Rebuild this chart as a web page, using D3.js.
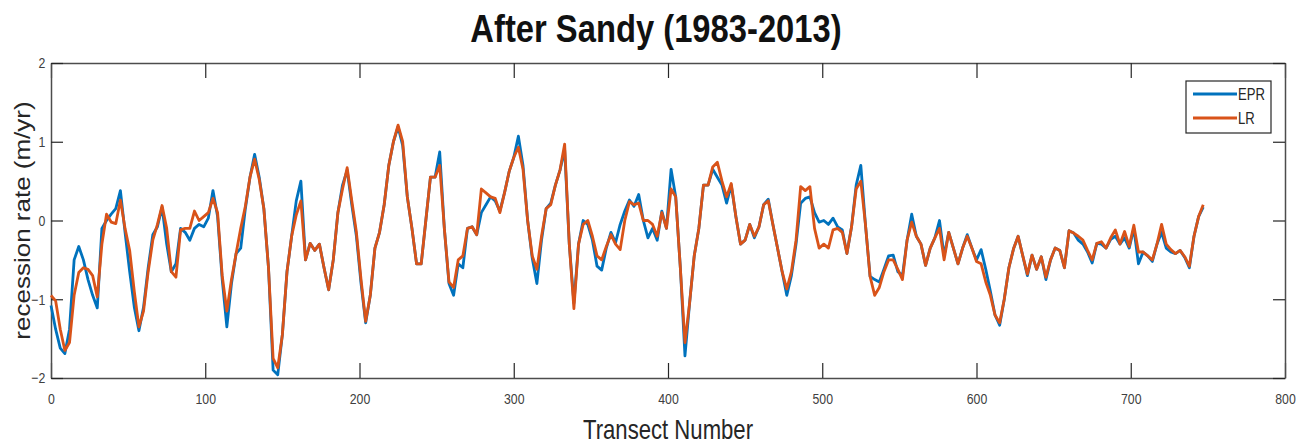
<!DOCTYPE html>
<html>
<head>
<meta charset="utf-8">
<script src="https://cdn.jsdelivr.net/npm/d3@7"></script>
<style>
  body { margin: 0; background: #fff; }
  svg { display: block; }
  text { font-family: "Liberation Sans", Arial, sans-serif; }
</style>
</head>
<body>
<svg></svg>
<script>
// Chart values, one value every 3 transects
let transects = d3.range(0, 750, 3);

let eprRate = [
  -1.08, -1.38, -1.62, -1.69, -1.38, -0.50, -0.33, -0.50, -0.75, -0.95,
  -1.11, -0.10, 0.00, 0.08, 0.15, 0.38, -0.15, -0.65, -1.10, -1.40,
  -1.10, -0.60, -0.18, -0.08, 0.17, -0.30, -0.65, -0.55, -0.10, -0.15,
  -0.25, -0.10, -0.05, -0.08, 0.03, 0.38, 0.05, -0.75, -1.35, -0.80,
  -0.42, -0.35, 0.15, 0.55, 0.84, 0.55, 0.15, -0.60, -1.90, -1.96,
  -1.45, -0.65, -0.20, 0.25, 0.50, -0.50, -0.29, -0.38, -0.30, -0.60,
  -0.88, -0.50, 0.10, 0.45, 0.64, 0.20, -0.20, -0.80, -1.30, -0.95,
  -0.35, -0.15, 0.20, 0.70, 1.00, 1.19, 0.95, 0.30, -0.10, -0.55,
  -0.55, 0.00, 0.55, 0.55, 0.87, -0.10, -0.80, -0.95, -0.55, -0.60,
  -0.10, -0.08, -0.18, 0.10, 0.20, 0.30, 0.25, 0.12, 0.35, 0.62,
  0.80, 1.07, 0.70, 0.00, -0.48, -0.80, -0.25, 0.15, 0.22, 0.45,
  0.64, 0.90, -0.30, -1.05, -0.30, 0.00, -0.05, -0.25, -0.58, -0.63,
  -0.35, -0.15, -0.28, -0.05, 0.12, 0.26, 0.18, 0.33, 0.00, -0.22,
  -0.10, -0.25, 0.12, -0.10, 0.65, 0.30, -0.60, -1.72, -1.05, -0.45,
  -0.10, 0.45, 0.45, 0.65, 0.55, 0.45, 0.22, 0.45, 0.05, -0.30,
  -0.25, -0.05, -0.22, -0.08, 0.20, 0.27, -0.05, -0.35, -0.65, -0.95,
  -0.70, -0.30, 0.22, 0.28, 0.30, 0.10, -0.02, 0.00, -0.05, 0.03,
  -0.08, -0.12, -0.42, -0.08, 0.45, 0.70, -0.05, -0.71, -0.75, -0.78,
  -0.62, -0.45, -0.44, -0.65, -0.70, -0.25, 0.08, -0.20, -0.30, -0.57,
  -0.35, -0.22, 0.00, -0.45, -0.15, -0.35, -0.55, -0.35, -0.18, -0.35,
  -0.50, -0.37, -0.62, -0.90, -1.20, -1.33, -1.00, -0.60, -0.36, -0.20,
  -0.45, -0.70, -0.44, -0.62, -0.46, -0.75, -0.50, -0.35, -0.38, -0.60,
  -0.13, -0.16, -0.25, -0.30, -0.40, -0.54, -0.29, -0.30, -0.35, -0.24,
  -0.20, -0.30, -0.22, -0.35, -0.10, -0.55, -0.40, -0.45, -0.52, -0.30,
  -0.15, -0.35, -0.40, -0.42, -0.38, -0.47, -0.60, -0.20, 0.05, 0.17
];

let lrRate = [
  -0.95, -1.02, -1.38, -1.65, -1.55, -0.95, -0.66, -0.60, -0.62, -0.70,
  -0.97, -0.30, 0.08, -0.02, -0.04, 0.26, -0.10, -0.38, -0.90, -1.35,
  -1.15, -0.65, -0.25, -0.05, 0.19, -0.10, -0.65, -0.72, -0.12, -0.10,
  -0.10, 0.12, 0.00, 0.05, 0.10, 0.28, 0.10, -0.70, -1.15, -0.75,
  -0.42, -0.10, 0.18, 0.55, 0.78, 0.52, 0.15, -0.60, -1.75, -1.87,
  -1.45, -0.65, -0.20, 0.07, 0.25, -0.50, -0.29, -0.38, -0.30, -0.60,
  -0.88, -0.50, 0.10, 0.40, 0.67, 0.25, -0.15, -0.75, -1.28, -0.95,
  -0.35, -0.15, 0.20, 0.70, 1.00, 1.21, 1.00, 0.30, -0.10, -0.55,
  -0.55, 0.00, 0.55, 0.55, 0.70, -0.10, -0.78, -0.85, -0.50, -0.45,
  -0.10, -0.08, -0.18, 0.40, 0.35, 0.30, 0.28, 0.10, 0.35, 0.62,
  0.80, 0.93, 0.65, 0.00, -0.45, -0.62, -0.20, 0.15, 0.20, 0.45,
  0.64, 0.97, -0.30, -1.12, -0.30, -0.05, 0.00, -0.20, -0.45, -0.50,
  -0.33, -0.18, -0.30, -0.37, 0.00, 0.24, 0.20, 0.22, 0.00, 0.00,
  -0.05, -0.20, 0.10, -0.10, 0.40, 0.30, -0.60, -1.55, -1.05, -0.45,
  -0.10, 0.45, 0.45, 0.68, 0.74, 0.50, 0.30, 0.47, 0.05, -0.30,
  -0.25, -0.05, -0.20, -0.08, 0.20, 0.25, -0.05, -0.35, -0.65, -0.87,
  -0.65, -0.25, 0.43, 0.38, 0.43, -0.10, -0.35, -0.30, -0.35, -0.12,
  -0.10, -0.15, -0.42, -0.08, 0.40, 0.50, -0.05, -0.71, -0.95, -0.85,
  -0.65, -0.50, -0.50, -0.62, -0.75, -0.25, -0.02, -0.20, -0.30, -0.57,
  -0.35, -0.22, -0.10, -0.50, -0.15, -0.35, -0.55, -0.35, -0.20, -0.35,
  -0.52, -0.55, -0.78, -0.95, -1.20, -1.30, -1.00, -0.60, -0.36, -0.20,
  -0.45, -0.68, -0.44, -0.62, -0.46, -0.72, -0.50, -0.35, -0.38, -0.60,
  -0.13, -0.16, -0.20, -0.25, -0.38, -0.50, -0.29, -0.27, -0.35, -0.22,
  -0.12, -0.30, -0.14, -0.33, -0.06, -0.40, -0.40, -0.45, -0.50, -0.30,
  -0.05, -0.30, -0.37, -0.42, -0.38, -0.46, -0.58, -0.20, 0.05, 0.20
];

let seriesNames = ['EPR', 'LR'];
let seriesColors = ['#0072BD', '#D95319'];
let xTicks = [0, 100, 200, 300, 400, 500, 600, 700, 800];
let yTicks = [-2, -1, 0, 1, 2];

// SVG dimensions
let width = 1311, height = 448;
let margin = { left: 51, right: 26, top: 63, bottom: 70 };

// the original picture is squeezed sideways, so every text is narrowed
let squeeze = 0.82;

let svg = d3.select('svg')
    .attr('width', width)
    .attr('height', height);

let x = d3.scaleLinear().domain([0, 800]).range([margin.left, width - margin.right]);
let y = d3.scaleLinear().domain([-2, 2]).range([height - margin.bottom, margin.top]);

let axisColor = '#4d4d4d';
let tickColor = '#262626';

// Axes (ticks point inside the box, like MATLAB)
svg.append('g')
    .attr('transform', `translate(0,${y(-2)})`)
    .call(d3.axisBottom(x).tickValues(xTicks).tickSizeInner(-15).tickSizeOuter(0).tickPadding(15));

svg.append('g')
    .attr('transform', `translate(0,${y(2)})`)
    .call(d3.axisTop(x).tickValues(xTicks).tickSizeInner(-15).tickSizeOuter(0).tickFormat(''));

svg.append('g')
    .attr('transform', `translate(${x(0)},0)`)
    .call(d3.axisLeft(y).tickValues(yTicks).tickFormat(d3.format('d'))
        .tickSizeInner(-12).tickSizeOuter(0).tickPadding(7));

svg.append('g')
    .attr('transform', `translate(${x(800)},0)`)
    .call(d3.axisRight(y).tickValues(yTicks).tickSizeInner(-12).tickSizeOuter(0).tickFormat(''));

svg.selectAll('.domain').attr('stroke', axisColor).attr('stroke-width', 1.5);
svg.selectAll('.tick line').attr('stroke', tickColor).attr('stroke-width', 1.2);
svg.selectAll('.tick text')
    .attr('fill', '#404040')
    .attr('transform', `scale(${squeeze},1)`)
    .style('font-size', '15px');

// The two rate lines
let line = d3.line()
    .x((d, i) => x(transects[i]))
    .y((d) => y(d));

[eprRate, lrRate].forEach((values, k) => {
    svg.append('path')
        .datum(values)
        .attr('fill', 'none')
        .attr('stroke', seriesColors[k])
        .attr('stroke-width', 2.8)
        .attr('stroke-linejoin', 'round')
        .attr('d', line);
});

// Title and axis labels
svg.append('text')
    .attr('transform', `translate(656,42) scale(0.84,1)`)
    .attr('text-anchor', 'middle')
    .style('font-size', '39px')
    .style('font-weight', 'bold')
    .attr('fill', '#111')
    .text('After Sandy (1983-2013)');

svg.append('text')
    .attr('transform', `translate(${x(400)},439) scale(${squeeze},1)`)
    .attr('text-anchor', 'middle')
    .style('font-size', '27px')
    .attr('fill', '#262626')
    .text('Transect Number');

svg.append('text')
    .attr('transform', `translate(30,${y(0)}) rotate(-90) scale(1,${squeeze})`)
    .attr('text-anchor', 'middle')
    .style('font-size', '26px')
    .attr('fill', '#262626')
    .text('recession rate (m/yr)');

// Legend
let legend = svg.append('g').attr('transform', 'translate(1186,81)');
legend.append('rect')
    .attr('width', 85).attr('height', 52)
    .attr('fill', '#fff')
    .attr('stroke', '#262626')
    .attr('stroke-width', 1.2);

seriesNames.forEach((name, k) => {
    let ly = 13 + k * 24;
    legend.append('line')
        .attr('x1', 7).attr('x2', 51)
        .attr('y1', ly).attr('y2', ly)
        .attr('stroke', seriesColors[k])
        .attr('stroke-width', 2.8);
    legend.append('text')
        .attr('transform', `translate(52,${ly + 6}) scale(${squeeze},1)`)
        .style('font-size', '16px')
        .attr('fill', '#262626')
        .text(name);
});
</script>
</body>
</html>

**INSTRUCTIONS FOR THE TASK:** Give again exactly the lines running from the beginning of the material above through the line that contains "let transects = d3.range(0, 750, 3);", and leave out every picture.

**CORRECT RESULT:**
Rebuild this chart as a web page, using D3.js.
<!DOCTYPE html>
<html>
<head>
<meta charset="utf-8">
<script src="https://cdn.jsdelivr.net/npm/d3@7"></script>
<style>
  body { margin: 0; background: #fff; }
  svg { display: block; }
  text { font-family: "Liberation Sans", Arial, sans-serif; }
</style>
</head>
<body>
<svg></svg>
<script>
// Chart values, one value every 3 transects
let transects = d3.range(0, 750, 3);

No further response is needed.